Orbits around the moon are not long-term stable. It would have crashed into the moon within a couple of months.
This is curious example of space archeology. The Apollo 10 LM did not make it to the lunar surface, but only came within a few kilometers of the lunar surface. The descent stage impacted the moon and the ascent stage then made it back to the CM. What is funny is that in checking this out the ascent module was not given sufficient fuel to make it back to the CM if the crew had landed on the moon. Yet somehow it had enough fuel to be sent out of the gravity well of the Earth-moon system.
This is of course a funny subject, and one which seems marginally worth astronomical resources. However, it might be worth while as an exercise in what I might call orbital forensics, which is to deduce the orbital parameters of an object based on limited data. This LM can’t be too far from the orbital radius of the Earth. It might though be in a hunter-chaser or horseshoe orbit.
The LM will not be recovered if it is found. The docking mechanism probably does not function, and it is unlikely space resources will be devoted to such an effort. Besides, it is more likely to remain a human artifact in space in the orbit it is on. If it were brought to the ISS, then it will go down with the ISS in the 2020s when that is decommissioned and sent into the deorbit into the atmosphere.
LC
Finding it would be an amazing feat; retrieving it would be a job for future generations. See “Planetes” or “Salvage One” (The latter is an old one, I know, but still far beyond the technology we have available.)
I think this is a cool mission but i’m left to wonder, why Apollo 10? ALL of the Lunar Modules were jettisoned while the astronauts landed in the capsule of the Command Module. Why is Apollo 10 different from those?
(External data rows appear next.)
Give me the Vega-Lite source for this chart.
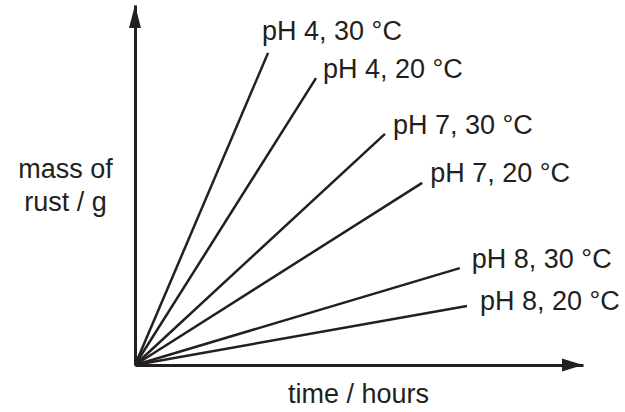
{
  "$schema": "https://vega.github.io/schema/vega-lite/v6.json",
  "width": 448,
  "height": 360,
  "autosize": {"type": "none"},
  "padding": {"left": 135, "top": 5, "right": 42, "bottom": 47},
  "background": "white",
  "config": {"view": {"stroke": null}, "font": "Liberation Sans"},
  "datasets": {
    "lines": [
      {"series": "pH 4, 30 °C", "time": 0, "mass": 0},
      {"series": "pH 4, 30 °C", "time": 29.7, "mass": 86.7},
      {"series": "pH 4, 20 °C", "time": 0, "mass": 0},
      {"series": "pH 4, 20 °C", "time": 40.4, "mass": 79.7},
      {"series": "pH 7, 30 °C", "time": 0, "mass": 0},
      {"series": "pH 7, 30 °C", "time": 55.8, "mass": 64.2},
      {"series": "pH 7, 20 °C", "time": 0, "mass": 0},
      {"series": "pH 7, 20 °C", "time": 64.1, "mass": 50.6},
      {"series": "pH 8, 30 °C", "time": 0, "mass": 0},
      {"series": "pH 8, 30 °C", "time": 72.5, "mass": 26.9},
      {"series": "pH 8, 20 °C", "time": 0, "mass": 0},
      {"series": "pH 8, 20 °C", "time": 74.1, "mass": 16.4}
    ]
  },
  "encoding": {
    "x": {"field": "time", "type": "quantitative", "scale": {"domain": [0, 100], "nice": false}},
    "y": {"field": "mass", "type": "quantitative", "scale": {"domain": [0, 100], "nice": false}}
  },
  "layer": [
    {
      "data": {"name": "lines"},
      "mark": {"type": "line", "color": "#231f20", "strokeWidth": 2.5, "strokeCap": "butt"},
      "encoding": {
        "x": {"field": "time", "type": "quantitative", "scale": {"domain": [0, 100], "nice": false},
          "axis": {"title": "time / hours", "domain": true, "domainColor": "#231f20", "domainWidth": 3, "ticks": false, "labels": false, "grid": false,
            "titleFontSize": 27, "titleFontWeight": "normal", "titleColor": "#231f20", "titleFont": "Liberation Sans",
            "titleX": 223, "titleY": 37, "titleBaseline": "alphabetic", "titleAlign": "center", "titleAnchor": null}},
        "y": {"field": "mass", "type": "quantitative", "scale": {"domain": [0, 100], "nice": false},
          "axis": {"title": ["mass of", "rust / g"], "domain": true, "domainColor": "#231f20", "domainWidth": 3, "ticks": false, "labels": false, "grid": false,
            "titleFontSize": 27, "titleFontWeight": "normal", "titleColor": "#231f20", "titleFont": "Liberation Sans", "titleAngle": 0,
            "titleX": -70, "titleY": 172, "titleBaseline": "alphabetic", "titleAlign": "center", "titleLineHeight": 33}},
        "detail": {"field": "series", "type": "nominal"}
      }
    },
    {
      "data": {"values": [{"time": 0, "mass": 100}]},
      "mark": {"type": "point", "filled": true, "color": "#231f20", "opacity": 1, "size": 576, "shape": "M0,0L0.5,1.92L-0.5,1.92Z", "strokeWidth": 0}
    },
    {
      "data": {"values": [{"time": 100, "mass": 0}]},
      "mark": {"type": "point", "filled": true, "color": "#231f20", "opacity": 1, "size": 576, "shape": "M0,0L-1.75,-0.54L-1.75,0.54Z", "strokeWidth": 0}
    },
    {
      "data": {"name": "lines"},
      "transform": [{"filter": "datum.time > 0 && datum.series == 'pH 4, 30 °C'"}],
      "mark": {"type": "text", "align": "left", "baseline": "middle", "fontSize": 27, "color": "#231f20", "dx": -6, "dy": -21},
      "encoding": {"text": {"field": "series"}}
    },
    {
      "data": {"name": "lines"},
      "transform": [{"filter": "datum.time > 0 && datum.series == 'pH 4, 20 °C'"}],
      "mark": {"type": "text", "align": "left", "baseline": "middle", "fontSize": 27, "color": "#231f20", "dx": 7, "dy": -8},
      "encoding": {"text": {"field": "series"}}
    },
    {
      "data": {"name": "lines"},
      "transform": [{"filter": "datum.time > 0 && datum.series == 'pH 7, 30 °C'"}],
      "mark": {"type": "text", "align": "left", "baseline": "middle", "fontSize": 27, "color": "#231f20", "dx": 8, "dy": -7.5},
      "encoding": {"text": {"field": "series"}}
    },
    {
      "data": {"name": "lines"},
      "transform": [{"filter": "datum.time > 0 && datum.series == 'pH 7, 20 °C'"}],
      "mark": {"type": "text", "align": "left", "baseline": "middle", "fontSize": 27, "color": "#231f20", "dx": 8, "dy": -9},
      "encoding": {"text": {"field": "series"}}
    },
    {
      "data": {"name": "lines"},
      "transform": [{"filter": "datum.time > 0 && datum.series == 'pH 8, 30 °C'"}],
      "mark": {"type": "text", "align": "left", "baseline": "middle", "fontSize": 27, "color": "#231f20", "dx": 12, "dy": -8},
      "encoding": {"text": {"field": "series"}}
    },
    {
      "data": {"name": "lines"},
      "transform": [{"filter": "datum.time > 0 && datum.series == 'pH 8, 20 °C'"}],
      "mark": {"type": "text", "align": "left", "baseline": "middle", "fontSize": 27, "color": "#231f20", "dx": 13, "dy": -4},
      "encoding": {"text": {"field": "series"}}
    }
  ]
}
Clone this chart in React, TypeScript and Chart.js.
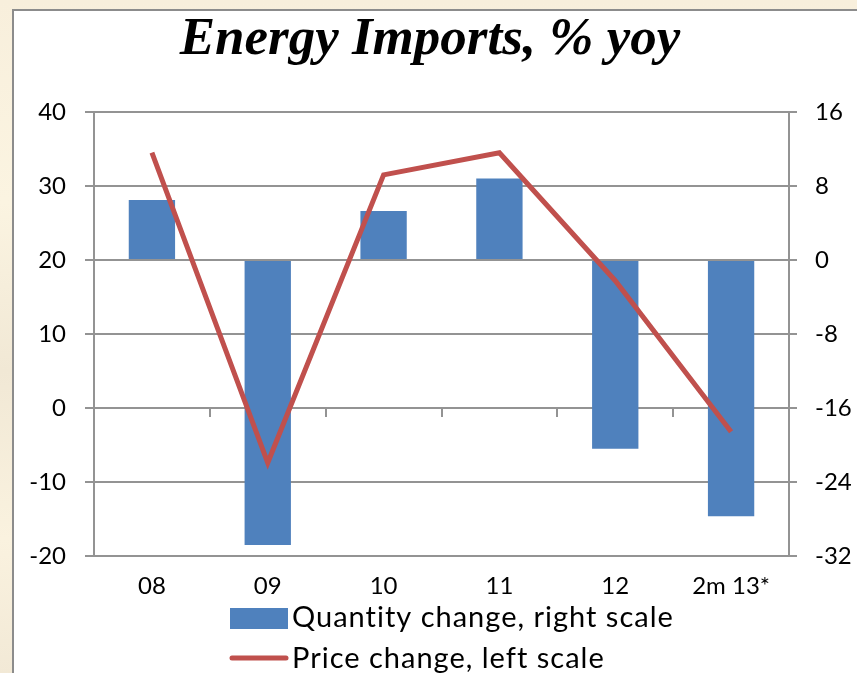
import React, { useEffect, useRef } from "react";
import { Chart, registerables } from "chart.js";

Chart.register(...registerables);

// ---- data ----
const categories = ["08", "09", "10", "11", "12", "2m 13*"];
const quantityChange = [6.5, -30.8, 5.3, 8.8, -20.4, -27.7]; // right scale
const priceChange = [34.5, -7.4, 31.5, 34.5, 17.2, -3.2]; // left scale
const leftTicks = [-20, -10, 0, 10, 20, 30, 40];
const rightTicks = [-32, -24, -16, -8, 0, 8, 16];
const titleText = "Energy Imports, % yoy";
const quantityLabel = "Quantity change, right scale";
const priceLabel = "Price change, left scale";

const BAR_COLOR = "#4F81BD";
const LINE_COLOR = "#C0504D";
const GRID_COLOR = "#939393";
const TICK_FONT = { family: "Lato, 'Open Sans', sans-serif", size: 24 };

const backgroundPlugin = {
  id: "bgPanel",
  beforeDraw(chart: any) {
    const ctx = chart.ctx;
    const w = chart.width;
    const h = chart.height;
    ctx.save();
    const g = ctx.createLinearGradient(0, 0, 0, h);
    g.addColorStop(0, "#F8EFDC");
    g.addColorStop(0.3, "#FBF4E1");
    g.addColorStop(0.55, "#F1E8D5");
    g.addColorStop(0.8, "#FAF2DF");
    g.addColorStop(1, "#F2E9D6");
    ctx.fillStyle = g;
    ctx.fillRect(0, 0, w, h);
    ctx.fillStyle = "#FFFFFF";
    ctx.fillRect(13, 10, w + 20, h + 20);
    ctx.strokeStyle = "#8C8C8C";
    ctx.lineWidth = 2;
    ctx.strokeRect(13, 10, w + 20, h + 20);
    ctx.restore();
  },
};

const zeroTicksPlugin = {
  id: "zeroTicks",
  afterDatasetsDraw(chart: any) {
    const x = chart.scales.x;
    const y = chart.scales.y;
    const ctx = chart.ctx;
    const y0 = y.getPixelForValue(0);
    ctx.save();
    ctx.strokeStyle = GRID_COLOR;
    ctx.lineWidth = 2;
    for (let i = 0; i <= categories.length; i++) {
      const px = Math.round(x.getPixelForValue(i - 0.5));
      ctx.beginPath();
      ctx.moveTo(px, y0);
      ctx.lineTo(px, y0 + 9);
      ctx.stroke();
    }
    ctx.restore();
  },
};

const legendPlugin = {
  id: "customLegend",
  afterDraw(chart: any) {
    const ctx = chart.ctx;
    const ds = chart.data.datasets;
    ctx.save();
    ctx.font = "29px Lato, 'Open Sans', sans-serif";
    try {
      (ctx as any).letterSpacing = "1px";
    } catch (e) {}
    ctx.fillStyle = "#000";
    ctx.textAlign = "left";
    ctx.textBaseline = "alphabetic";
    // bar entry
    ctx.fillStyle = ds[0].backgroundColor;
    ctx.fillRect(230, 608, 58, 21);
    ctx.fillStyle = "#000";
    ctx.fillText(ds[0].label, 292, 627);
    // line entry
    ctx.strokeStyle = ds[1].borderColor;
    ctx.lineWidth = 5;
    ctx.lineCap = "round";
    ctx.beginPath();
    ctx.moveTo(232, 658);
    ctx.lineTo(286, 658);
    ctx.stroke();
    ctx.fillText(ds[1].label, 292, 668);
    ctx.restore();
  },
};

export default function App() {
  const ref = useRef<HTMLCanvasElement | null>(null);

  useEffect(() => {
    if (!ref.current) return;
    const chart = new Chart(ref.current, {
      data: {
        labels: categories,
        datasets: [
          {
            type: "bar",
            label: quantityLabel,
            data: quantityChange,
            backgroundColor: BAR_COLOR,
            borderWidth: 0,
            yAxisID: "y1",
            barPercentage: 0.4,
            categoryPercentage: 1,
            order: 2,
          },
          {
            type: "line",
            label: priceLabel,
            data: priceChange,
            borderColor: LINE_COLOR,
            backgroundColor: LINE_COLOR,
            borderWidth: 5,
            pointRadius: 0,
            tension: 0,
            yAxisID: "y",
            order: 1,
          },
        ],
      } as any,
      options: {
        animation: false,
        responsive: false,
        layout: { padding: { left: 3, right: 0, top: 8, bottom: 0 } },
        plugins: {
          legend: { display: false },
          tooltip: { enabled: false },
          title: {
            display: true,
            text: titleText,
            color: "#000",
            font: {
              family: "'Liberation Serif', 'Times New Roman', serif",
              size: 53,
              style: "italic",
              weight: "bold",
              lineHeight: 1,
            },
            padding: { top: 6, bottom: 45 },
          },
        },
        scales: {
          x: {
            type: "category",
            offset: true,
            grid: { display: false, drawTicks: false },
            border: { display: false },
            ticks: { color: "#000", font: TICK_FONT, padding: 16, maxRotation: 0 },
            afterFit(scale: any) {
              scale.height = 117;
            },
          },
          y: {
            type: "linear",
            position: "left",
            min: -20,
            max: 40,
            afterBuildTicks(scale: any) {
              scale.ticks = leftTicks.map((v) => ({ value: v }));
            },
            grid: { color: GRID_COLOR, lineWidth: 2, tickLength: 9 },
            border: { display: true, color: GRID_COLOR, width: 2 },
            ticks: { color: "#000", font: TICK_FONT, padding: 19 },
            afterFit(scale: any) {
              scale.width = 91;
            },
          },
          y1: {
            type: "linear",
            position: "right",
            min: -32,
            max: 16,
            afterBuildTicks(scale: any) {
              scale.ticks = rightTicks.map((v) => ({ value: v }));
            },
            grid: { drawOnChartArea: false, color: GRID_COLOR, lineWidth: 2, tickLength: 8 },
            border: { display: true, color: GRID_COLOR, width: 2 },
            ticks: { color: "#000", font: TICK_FONT, padding: 18 },
            afterFit(scale: any) {
              scale.width = 68;
            },
          },
        },
      } as any,
      plugins: [backgroundPlugin, zeroTicksPlugin, legendPlugin],
    });
    return () => chart.destroy();
  }, []);

  return (
    <div style={{ position: "absolute", left: 0, top: 0, width: 857, height: 673, overflow: "hidden" }}>
      <canvas ref={ref} width={857} height={673} style={{ display: "block", width: 857, height: 673 }} />
    </div>
  );
}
Most stages were deliberately crashed into the Moon. Those left in Moon orbit would have decaying orbits and crash too: “”Snoopy” is the only surviving flown LM ascent stage.”
http://en.wikipedia.org/wiki/Apollo_Lunar_Module
small typo: “The Apollo 10 mission launched on May 18, 1968.. ”
it was 1969 🙂
i hope they will find Snoopy, and if not, maybe at least some cool asteroids or a comet
nobody went to the moon
SciFi short story subject? Late in the 21st century, a wealthy collector of early space artifacts hires a space salvage crew to retrieve ‘Snoopy’ for his collection. Upon finding the module and returning it to Earth, it is determined that somehow, all the gold used in the circuit board connectors and all the other rare earth materials/metals have been removed… down to the last atom.